### Material for the task
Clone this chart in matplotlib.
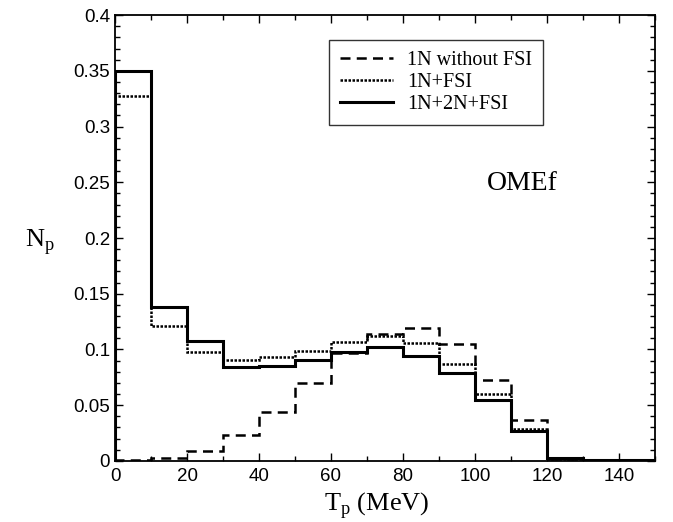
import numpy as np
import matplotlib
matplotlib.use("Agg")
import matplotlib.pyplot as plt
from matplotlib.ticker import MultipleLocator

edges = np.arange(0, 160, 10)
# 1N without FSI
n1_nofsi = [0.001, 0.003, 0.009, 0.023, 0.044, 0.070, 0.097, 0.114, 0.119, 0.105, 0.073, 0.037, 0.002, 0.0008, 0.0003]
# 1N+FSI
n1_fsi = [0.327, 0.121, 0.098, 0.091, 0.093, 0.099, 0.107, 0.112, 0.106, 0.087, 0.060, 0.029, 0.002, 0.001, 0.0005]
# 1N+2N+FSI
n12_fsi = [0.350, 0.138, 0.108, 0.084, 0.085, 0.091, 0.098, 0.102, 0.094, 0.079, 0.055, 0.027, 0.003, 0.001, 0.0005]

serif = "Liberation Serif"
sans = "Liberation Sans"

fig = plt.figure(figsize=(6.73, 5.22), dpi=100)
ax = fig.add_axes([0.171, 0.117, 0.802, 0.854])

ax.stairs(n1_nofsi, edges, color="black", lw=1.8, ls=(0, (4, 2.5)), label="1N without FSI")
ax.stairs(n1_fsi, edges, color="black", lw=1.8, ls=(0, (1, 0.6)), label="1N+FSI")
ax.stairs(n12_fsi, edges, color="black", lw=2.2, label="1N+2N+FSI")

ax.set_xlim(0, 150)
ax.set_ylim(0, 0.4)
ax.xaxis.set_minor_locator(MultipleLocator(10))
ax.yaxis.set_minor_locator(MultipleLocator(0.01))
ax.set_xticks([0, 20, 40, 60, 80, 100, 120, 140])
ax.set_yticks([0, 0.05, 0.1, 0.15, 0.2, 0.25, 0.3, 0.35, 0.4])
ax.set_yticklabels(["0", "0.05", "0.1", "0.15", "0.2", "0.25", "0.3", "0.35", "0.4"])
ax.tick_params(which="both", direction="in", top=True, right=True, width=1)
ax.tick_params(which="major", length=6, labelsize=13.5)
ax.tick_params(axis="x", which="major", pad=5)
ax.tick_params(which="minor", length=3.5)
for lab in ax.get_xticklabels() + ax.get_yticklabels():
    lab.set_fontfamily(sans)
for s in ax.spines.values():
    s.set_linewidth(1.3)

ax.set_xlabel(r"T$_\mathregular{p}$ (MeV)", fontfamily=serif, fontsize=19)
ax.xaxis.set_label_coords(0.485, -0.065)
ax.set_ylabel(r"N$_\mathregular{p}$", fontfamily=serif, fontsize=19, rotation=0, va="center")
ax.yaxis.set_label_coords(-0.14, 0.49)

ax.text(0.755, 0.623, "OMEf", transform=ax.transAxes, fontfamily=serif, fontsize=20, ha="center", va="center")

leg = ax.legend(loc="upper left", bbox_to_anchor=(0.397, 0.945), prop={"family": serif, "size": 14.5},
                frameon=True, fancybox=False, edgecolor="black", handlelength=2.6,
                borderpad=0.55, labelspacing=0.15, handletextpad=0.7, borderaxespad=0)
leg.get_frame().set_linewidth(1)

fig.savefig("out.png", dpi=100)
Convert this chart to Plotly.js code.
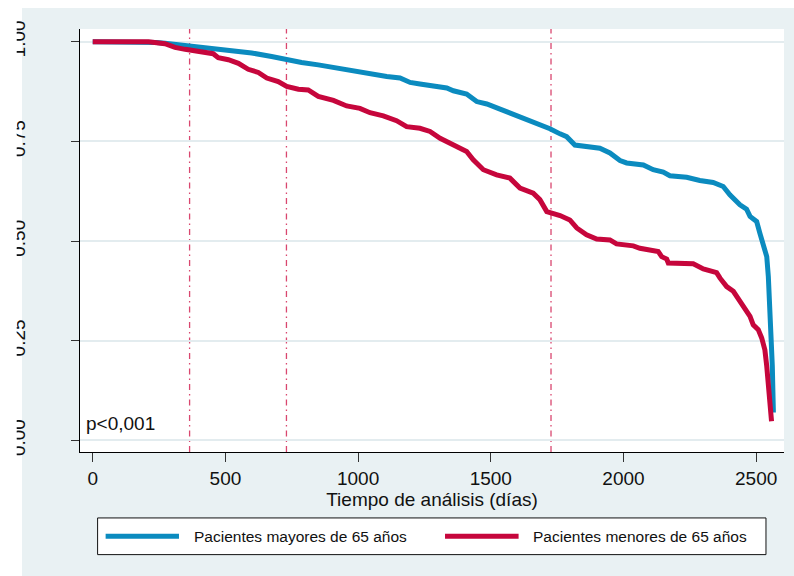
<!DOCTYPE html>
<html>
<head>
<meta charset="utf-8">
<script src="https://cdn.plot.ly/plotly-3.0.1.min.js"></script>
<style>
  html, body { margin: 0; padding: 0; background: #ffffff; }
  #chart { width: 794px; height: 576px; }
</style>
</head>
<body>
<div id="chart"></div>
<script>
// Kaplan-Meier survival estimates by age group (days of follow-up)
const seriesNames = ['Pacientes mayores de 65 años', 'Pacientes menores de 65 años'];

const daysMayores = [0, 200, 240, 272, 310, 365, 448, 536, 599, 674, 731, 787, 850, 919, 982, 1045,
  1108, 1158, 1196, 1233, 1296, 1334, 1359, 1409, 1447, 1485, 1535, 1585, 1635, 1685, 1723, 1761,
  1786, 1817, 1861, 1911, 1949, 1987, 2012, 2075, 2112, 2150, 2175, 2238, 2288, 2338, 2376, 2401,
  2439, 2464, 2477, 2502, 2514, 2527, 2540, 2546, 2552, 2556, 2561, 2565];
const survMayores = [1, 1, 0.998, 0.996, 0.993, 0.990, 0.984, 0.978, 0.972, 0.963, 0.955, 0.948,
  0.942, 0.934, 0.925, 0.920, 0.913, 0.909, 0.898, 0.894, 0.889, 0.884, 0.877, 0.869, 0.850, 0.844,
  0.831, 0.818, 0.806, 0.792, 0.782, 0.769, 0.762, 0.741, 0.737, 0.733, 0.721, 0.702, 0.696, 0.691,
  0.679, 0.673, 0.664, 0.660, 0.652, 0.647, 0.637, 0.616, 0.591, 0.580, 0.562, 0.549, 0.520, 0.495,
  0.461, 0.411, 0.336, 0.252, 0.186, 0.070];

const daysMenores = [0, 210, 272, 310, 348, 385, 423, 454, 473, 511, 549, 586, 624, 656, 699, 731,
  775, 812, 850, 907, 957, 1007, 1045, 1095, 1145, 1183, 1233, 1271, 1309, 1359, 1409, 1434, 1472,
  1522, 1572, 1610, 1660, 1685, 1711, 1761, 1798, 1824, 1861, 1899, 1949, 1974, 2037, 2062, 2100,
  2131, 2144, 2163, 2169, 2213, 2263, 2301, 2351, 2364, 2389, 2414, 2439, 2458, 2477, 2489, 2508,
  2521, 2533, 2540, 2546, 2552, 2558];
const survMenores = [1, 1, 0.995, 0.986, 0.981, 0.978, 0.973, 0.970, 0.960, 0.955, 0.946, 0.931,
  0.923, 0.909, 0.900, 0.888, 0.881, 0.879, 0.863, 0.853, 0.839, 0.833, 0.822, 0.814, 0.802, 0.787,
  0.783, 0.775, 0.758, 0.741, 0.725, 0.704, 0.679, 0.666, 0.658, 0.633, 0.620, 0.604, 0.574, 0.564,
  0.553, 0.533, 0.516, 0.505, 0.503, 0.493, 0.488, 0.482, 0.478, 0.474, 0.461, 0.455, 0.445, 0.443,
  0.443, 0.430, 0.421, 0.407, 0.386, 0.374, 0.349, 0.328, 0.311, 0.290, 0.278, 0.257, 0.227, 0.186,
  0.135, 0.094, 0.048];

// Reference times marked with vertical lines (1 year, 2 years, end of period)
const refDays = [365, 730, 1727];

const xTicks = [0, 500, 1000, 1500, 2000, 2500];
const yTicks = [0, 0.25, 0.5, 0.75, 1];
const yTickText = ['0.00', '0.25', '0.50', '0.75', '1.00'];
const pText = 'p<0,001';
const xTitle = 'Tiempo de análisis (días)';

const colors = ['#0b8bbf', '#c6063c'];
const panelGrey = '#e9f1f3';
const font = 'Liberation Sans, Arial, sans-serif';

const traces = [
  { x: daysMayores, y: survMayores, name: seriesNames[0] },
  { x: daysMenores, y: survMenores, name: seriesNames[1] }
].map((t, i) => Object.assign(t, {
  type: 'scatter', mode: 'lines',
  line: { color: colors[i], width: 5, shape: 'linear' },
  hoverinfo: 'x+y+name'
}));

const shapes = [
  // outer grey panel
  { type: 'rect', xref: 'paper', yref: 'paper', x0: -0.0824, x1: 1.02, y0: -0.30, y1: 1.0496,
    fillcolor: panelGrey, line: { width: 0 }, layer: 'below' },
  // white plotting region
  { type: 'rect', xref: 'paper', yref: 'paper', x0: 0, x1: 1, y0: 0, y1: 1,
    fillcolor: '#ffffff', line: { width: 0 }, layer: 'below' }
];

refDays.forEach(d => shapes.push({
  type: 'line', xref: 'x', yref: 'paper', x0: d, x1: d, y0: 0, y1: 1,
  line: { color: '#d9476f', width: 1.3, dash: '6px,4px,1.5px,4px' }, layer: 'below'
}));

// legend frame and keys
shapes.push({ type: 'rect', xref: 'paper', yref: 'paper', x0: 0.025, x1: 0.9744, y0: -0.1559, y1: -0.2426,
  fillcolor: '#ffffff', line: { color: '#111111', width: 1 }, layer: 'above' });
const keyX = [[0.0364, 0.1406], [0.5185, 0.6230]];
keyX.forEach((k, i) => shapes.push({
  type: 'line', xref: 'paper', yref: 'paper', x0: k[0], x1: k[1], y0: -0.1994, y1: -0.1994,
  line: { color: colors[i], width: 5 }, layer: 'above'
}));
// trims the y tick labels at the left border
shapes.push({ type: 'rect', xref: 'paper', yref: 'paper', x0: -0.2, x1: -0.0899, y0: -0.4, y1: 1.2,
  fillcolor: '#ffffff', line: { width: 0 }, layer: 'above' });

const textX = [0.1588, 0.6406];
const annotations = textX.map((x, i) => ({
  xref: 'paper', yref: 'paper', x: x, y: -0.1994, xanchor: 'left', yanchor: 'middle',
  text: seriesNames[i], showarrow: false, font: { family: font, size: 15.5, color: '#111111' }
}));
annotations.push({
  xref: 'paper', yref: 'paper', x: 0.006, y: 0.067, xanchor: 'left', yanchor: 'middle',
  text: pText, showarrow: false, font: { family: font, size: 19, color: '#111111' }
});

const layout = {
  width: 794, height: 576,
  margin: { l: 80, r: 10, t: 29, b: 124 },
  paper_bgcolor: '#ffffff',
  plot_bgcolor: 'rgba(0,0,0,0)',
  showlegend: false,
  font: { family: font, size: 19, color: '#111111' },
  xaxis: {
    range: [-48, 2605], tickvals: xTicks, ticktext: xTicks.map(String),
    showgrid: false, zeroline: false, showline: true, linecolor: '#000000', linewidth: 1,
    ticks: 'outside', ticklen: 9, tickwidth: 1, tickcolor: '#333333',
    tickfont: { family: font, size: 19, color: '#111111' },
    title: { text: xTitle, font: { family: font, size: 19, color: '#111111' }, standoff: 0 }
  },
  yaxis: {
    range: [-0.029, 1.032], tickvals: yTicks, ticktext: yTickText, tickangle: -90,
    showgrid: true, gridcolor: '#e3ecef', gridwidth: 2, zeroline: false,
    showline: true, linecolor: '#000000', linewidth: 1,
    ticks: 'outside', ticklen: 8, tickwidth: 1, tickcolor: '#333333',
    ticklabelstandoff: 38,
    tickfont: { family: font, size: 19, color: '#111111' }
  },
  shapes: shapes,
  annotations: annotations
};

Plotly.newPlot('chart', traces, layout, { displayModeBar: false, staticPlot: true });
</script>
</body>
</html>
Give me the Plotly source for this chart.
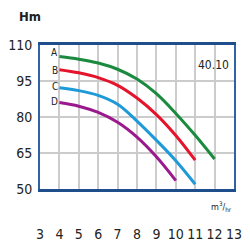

### Work required
Repeat, word for word and with no pictures, only the lines running from the beginning of the data to the line that contains "from matplotlib.ticker import MultipleLocator".

### Output of the task
Clone this chart in matplotlib.
import numpy as np
import matplotlib
matplotlib.use("Agg")
import matplotlib.pyplot as plt
from matplotlib.ticker import MultipleLocator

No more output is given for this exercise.